Les familles de Mindanao ont grandement tiré parti, sous forme monétaire, mais pas seulement, des mesures anticipatoires de la FAO. ©FAO/ Mark Navales
Grâce à la vente des œufs et des légumes excédentaires, Michelle a pu mettre de l’argent de côté et ouvrir une petite épicerie. Aujourd’hui, elle vend ses produits à la communauté locale et espère ainsi offrir plus de stabilité et d’opportunités à sa fille de trois ans. «Cela me donne de l’espoir pour mon enfant», affirme-t-elle, «j’ai moins peur des futures sécheresses».
Une question de revenu, mais pas seulement
Grâce aux leçons tirées des précédentes sécheresses à Mindanao, la FAO a pu prévoir la sécheresse quatre mois et demi plus tôt que par le passé. En réagissant plus tôt que d’habitude, les familles ont pu protéger leurs moyens de subsistance, mais aussi préserver leur sécurité alimentaire. Lors la récolte de 2018/2019, pour chaque dollar investi par la FAO, les familles ont tiré 4,4 USD de leurs récoltes. En parlant aux familles, il apparaît avec évidence que les avantages du projet n’étaient pas uniquement d’ordre financier: grâce au projet, les familles étaient moins éprouvées, elles ont eu plus de possibilités et de stabilité dans une période de conflit.

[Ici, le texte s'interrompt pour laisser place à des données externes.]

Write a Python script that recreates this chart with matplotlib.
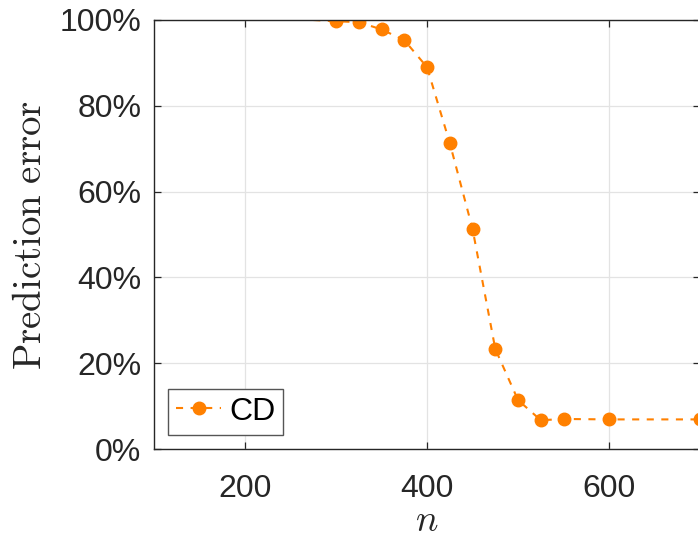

Le climat est incontrôlable, mais nous pouvons nous y préparer et réagir. Les mesures d’anticipation fonctionnent. L’analyse des faits et des données permet de déclencher des sonnettes d’alarme, les ressources peuvent être rapidement distribuées et les agriculteurs reçoivent ainsi l’aide dont ils ont besoin au moment opportun. Face aux crises les plus graves, la FAO participe au renforcement de la résilience des agriculteurs dans le monde entier. L’action à un stade précoce n’est pas un simple choix parmi d’autres, c’est une nécessité.